Он согласился, однако, издавать определенные приказы на случай, если Берлин подвергнется опасности. Эти приказы предполагали, что в случае, если Германия будет разрезана на две части вражескими силами, Дёниц должен стать Верховным командующим северной частью.
Гитлер разрешил удалить из Берлина различные министерства. Гиммлер и Риббентроп должны были отправиться на север, где продолжить свои попытки вести переговоры с западными державами через Стокгольм. Геринг получил разрешение поехать в Баварию, оставив своего офицера по связи, генерала Христиана. Только собственный военный штаб командования Гитлера, включая Йодля, Кейтеля и Кребса, должен был остаться в Берлине.

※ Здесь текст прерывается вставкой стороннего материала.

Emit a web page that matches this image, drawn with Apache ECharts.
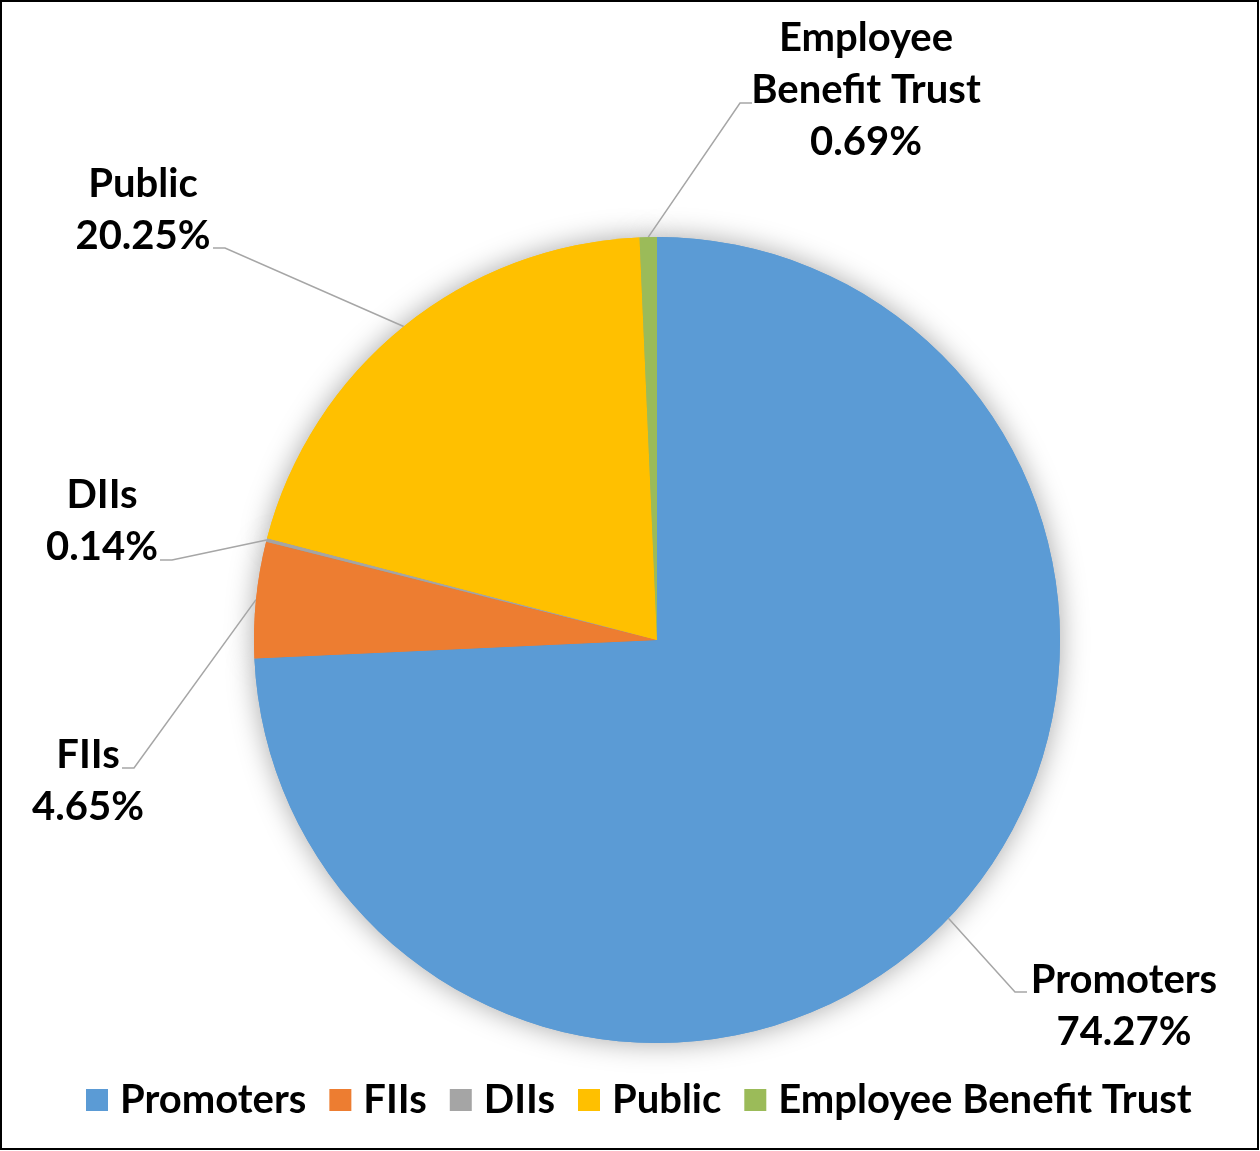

Когда вечеринка по случаю дня рождения закончилась и все разошлись, вечернее небо над Берлином было красным от огней, горящих на востоке. В подземном убежище уже забыли о праздновании. Мыслями Гитлер вернулся на Одер. Кребс и Йодль сделали свои осторожные доклады. Они заявили, что 9-я армия и 3-я танковая армия удерживали одерский фронт, хотя войска Жукова предприняли некоторые наступления к северу от Берлина. И среди других деталей они сообщили, что на южном фланге 3-й танковой армии новая оперативная группа собиралась под командованием генерала СС Штейнера, чтобы предотвратить окружение.
Гитлер внезапно поднял глаза. Имя Штейнера вызвало бурную реакцию.